You may find that the end grain burns a little bit with this jig. This is easily remedied. After making the first cuts on all four sides of the panel, loosen the fence and tap it a smidgen closer to the blade, about 1/32". Run the end grain parts of the panel through the saw again. Just a tiny amount of wood will be removed, and the burning will be almost totally eliminated-anything left can be sanded out.

Something to Hold Onto
I quite like stainless-steel bar handles as drawer pulls. But because they're pricey, I designed pulls from shop scraps and a section of maple dowel. They have the look of the large bar handles, but they cost less and suit this project.

Cut two pieces of half-inch dowel to length. Next, cut four end blocks from maple. Carefully set up your drillpress and drill 1/2"-diameter holes using a Forstner bit, about 3/8" deep into each of the end blocks. Use a fence and stop block on a drillpress table to ensure that all the holes are drilled in the exact same location on each block. Place a few drops of glue in the holes, push the dowels into place and set them aside to dry.

Attach the drawer faces and pulls to the drawer boxes using countersunk screws. You can also position the cabinet top in place now and fasten it down.

On a Roll
The final step in this project's construction is to mount casters on the bottom of the cabinet. Cut some mounting blocks, roughly five inches square, from scrap walnut. Without the blocks, the weight of the cabinet would be carried completely by the bottom of the cabinet. This would place a strain on the joint between the bottom and the sides. The mounting blocks sit under the sides, and help bear the weight. Choose walnut to balance the project visually-so there is walnut trim both at the top and the bottom.
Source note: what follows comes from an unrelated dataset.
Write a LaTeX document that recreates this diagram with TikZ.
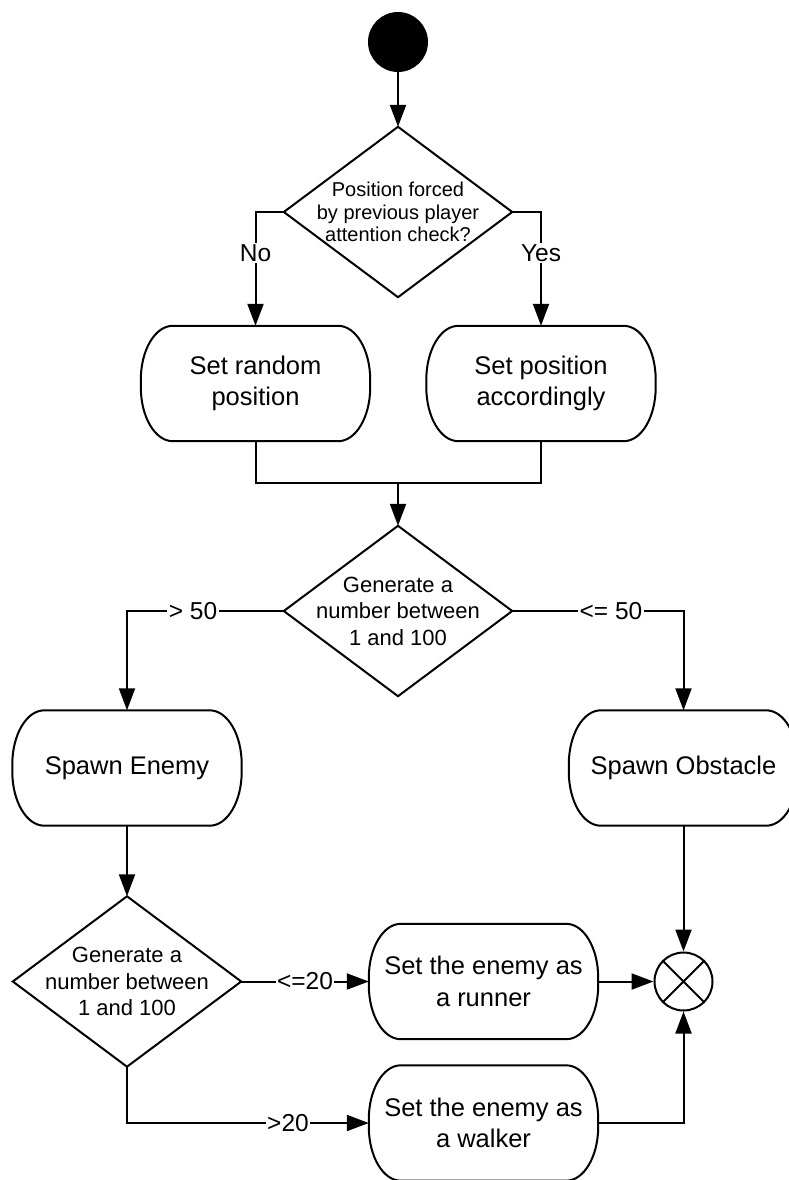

Attach one pad at each corner of the cabinet, set in about a 1/4" to create a shadow line. Fasten the casters to the blocks.
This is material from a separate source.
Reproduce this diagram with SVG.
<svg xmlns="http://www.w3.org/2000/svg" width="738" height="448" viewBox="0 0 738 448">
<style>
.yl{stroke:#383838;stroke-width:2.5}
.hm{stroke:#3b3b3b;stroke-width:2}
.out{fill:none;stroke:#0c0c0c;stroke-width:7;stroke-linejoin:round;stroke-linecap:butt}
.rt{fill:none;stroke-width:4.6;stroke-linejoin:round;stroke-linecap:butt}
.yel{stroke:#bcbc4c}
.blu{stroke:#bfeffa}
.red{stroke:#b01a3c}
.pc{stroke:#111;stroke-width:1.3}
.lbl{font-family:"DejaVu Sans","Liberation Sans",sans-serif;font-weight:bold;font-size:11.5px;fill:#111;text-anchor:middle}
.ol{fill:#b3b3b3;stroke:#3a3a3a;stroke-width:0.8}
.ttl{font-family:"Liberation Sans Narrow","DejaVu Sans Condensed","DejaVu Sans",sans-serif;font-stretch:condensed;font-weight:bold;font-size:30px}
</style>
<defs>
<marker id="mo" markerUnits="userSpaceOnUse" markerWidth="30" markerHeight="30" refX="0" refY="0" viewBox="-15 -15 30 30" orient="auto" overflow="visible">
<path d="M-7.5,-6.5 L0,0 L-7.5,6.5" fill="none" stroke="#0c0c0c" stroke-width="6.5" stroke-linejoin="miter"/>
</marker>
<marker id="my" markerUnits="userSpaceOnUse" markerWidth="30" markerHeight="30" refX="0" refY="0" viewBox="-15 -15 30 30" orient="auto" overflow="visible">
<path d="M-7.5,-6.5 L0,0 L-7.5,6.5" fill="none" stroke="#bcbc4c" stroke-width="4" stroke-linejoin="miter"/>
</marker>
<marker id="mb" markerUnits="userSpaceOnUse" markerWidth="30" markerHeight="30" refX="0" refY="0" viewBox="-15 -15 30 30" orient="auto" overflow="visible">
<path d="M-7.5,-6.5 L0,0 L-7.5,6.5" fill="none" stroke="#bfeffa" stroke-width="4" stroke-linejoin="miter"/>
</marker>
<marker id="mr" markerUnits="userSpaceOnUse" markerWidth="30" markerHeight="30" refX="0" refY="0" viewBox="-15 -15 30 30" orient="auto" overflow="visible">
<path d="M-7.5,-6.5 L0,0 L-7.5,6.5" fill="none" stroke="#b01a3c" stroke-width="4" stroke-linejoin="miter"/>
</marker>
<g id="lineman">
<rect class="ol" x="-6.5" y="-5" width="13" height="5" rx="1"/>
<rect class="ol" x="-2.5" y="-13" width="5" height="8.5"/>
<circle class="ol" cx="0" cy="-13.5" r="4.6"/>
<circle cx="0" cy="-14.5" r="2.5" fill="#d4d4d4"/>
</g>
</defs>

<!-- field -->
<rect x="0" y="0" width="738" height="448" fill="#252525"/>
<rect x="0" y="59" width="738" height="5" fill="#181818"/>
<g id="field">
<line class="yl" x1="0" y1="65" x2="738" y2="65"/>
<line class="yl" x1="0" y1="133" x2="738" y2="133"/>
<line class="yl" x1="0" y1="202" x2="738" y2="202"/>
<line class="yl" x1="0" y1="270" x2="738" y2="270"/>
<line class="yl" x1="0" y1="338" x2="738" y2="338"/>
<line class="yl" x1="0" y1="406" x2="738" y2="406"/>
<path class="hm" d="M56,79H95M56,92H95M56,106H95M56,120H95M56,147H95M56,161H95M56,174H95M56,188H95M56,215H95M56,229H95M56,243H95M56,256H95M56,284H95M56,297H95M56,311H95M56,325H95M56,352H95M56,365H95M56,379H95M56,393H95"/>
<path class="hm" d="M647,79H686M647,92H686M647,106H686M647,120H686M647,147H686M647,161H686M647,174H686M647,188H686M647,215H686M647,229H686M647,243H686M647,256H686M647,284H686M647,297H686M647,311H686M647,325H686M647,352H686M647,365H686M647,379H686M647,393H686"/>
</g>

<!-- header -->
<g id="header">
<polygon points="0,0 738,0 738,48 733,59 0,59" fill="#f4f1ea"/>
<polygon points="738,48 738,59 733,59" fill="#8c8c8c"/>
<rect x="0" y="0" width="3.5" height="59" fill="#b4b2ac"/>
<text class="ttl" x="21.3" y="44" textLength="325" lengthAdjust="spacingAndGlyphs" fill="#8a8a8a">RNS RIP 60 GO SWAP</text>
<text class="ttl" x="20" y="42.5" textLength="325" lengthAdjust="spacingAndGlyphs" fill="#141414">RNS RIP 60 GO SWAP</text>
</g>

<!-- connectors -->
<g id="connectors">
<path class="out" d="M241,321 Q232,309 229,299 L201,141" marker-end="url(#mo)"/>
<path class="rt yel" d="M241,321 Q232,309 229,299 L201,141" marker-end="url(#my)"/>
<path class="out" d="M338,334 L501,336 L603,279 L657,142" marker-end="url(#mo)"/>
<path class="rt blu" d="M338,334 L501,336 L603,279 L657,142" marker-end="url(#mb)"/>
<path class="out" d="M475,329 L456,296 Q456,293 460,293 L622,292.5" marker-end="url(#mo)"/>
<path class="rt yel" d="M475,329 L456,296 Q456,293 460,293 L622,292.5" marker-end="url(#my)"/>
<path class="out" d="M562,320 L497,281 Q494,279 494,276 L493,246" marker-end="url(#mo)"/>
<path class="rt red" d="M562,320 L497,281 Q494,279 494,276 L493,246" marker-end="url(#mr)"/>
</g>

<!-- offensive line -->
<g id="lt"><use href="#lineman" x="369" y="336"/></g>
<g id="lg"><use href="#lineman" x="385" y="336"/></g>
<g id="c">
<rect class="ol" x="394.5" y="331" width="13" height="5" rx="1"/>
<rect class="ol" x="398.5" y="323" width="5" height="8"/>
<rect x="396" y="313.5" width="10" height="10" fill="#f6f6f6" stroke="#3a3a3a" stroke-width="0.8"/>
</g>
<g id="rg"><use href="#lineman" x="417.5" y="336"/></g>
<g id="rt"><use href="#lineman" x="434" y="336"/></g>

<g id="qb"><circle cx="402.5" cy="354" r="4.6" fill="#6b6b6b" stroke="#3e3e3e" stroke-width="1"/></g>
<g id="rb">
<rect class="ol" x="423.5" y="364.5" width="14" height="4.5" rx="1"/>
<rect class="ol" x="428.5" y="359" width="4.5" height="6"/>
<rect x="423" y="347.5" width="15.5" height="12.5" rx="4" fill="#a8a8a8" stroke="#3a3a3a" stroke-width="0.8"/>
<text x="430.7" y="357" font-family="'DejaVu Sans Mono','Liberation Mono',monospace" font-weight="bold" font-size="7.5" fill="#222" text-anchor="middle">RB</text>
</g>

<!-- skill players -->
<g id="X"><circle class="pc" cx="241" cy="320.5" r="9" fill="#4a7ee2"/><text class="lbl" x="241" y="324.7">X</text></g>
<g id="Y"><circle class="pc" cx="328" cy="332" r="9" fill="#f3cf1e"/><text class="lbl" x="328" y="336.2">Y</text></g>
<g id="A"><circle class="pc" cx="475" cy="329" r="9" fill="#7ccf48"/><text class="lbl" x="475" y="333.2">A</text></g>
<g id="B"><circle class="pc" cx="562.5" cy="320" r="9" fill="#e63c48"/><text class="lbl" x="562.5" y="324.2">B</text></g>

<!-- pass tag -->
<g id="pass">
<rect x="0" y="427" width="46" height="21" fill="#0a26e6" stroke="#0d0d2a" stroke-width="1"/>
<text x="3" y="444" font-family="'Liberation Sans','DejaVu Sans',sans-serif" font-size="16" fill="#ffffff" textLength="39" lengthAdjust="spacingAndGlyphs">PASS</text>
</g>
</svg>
When finishing the piece, avoid aggressive sanding. The face veneer on modern plywoods is thin. For best results, I usually skip straight to fresh 150-grit sandpaper, followed by 220-grit. Vacuum off the dust and wipe on a coat of boiled linseed oil. Wait five minutes and wipe off any excess. After 12 to 24 hours, apply a second coat of oil.

Once the project is dry, buff it with a soft cloth and apply a coat of paste wax to complete the job.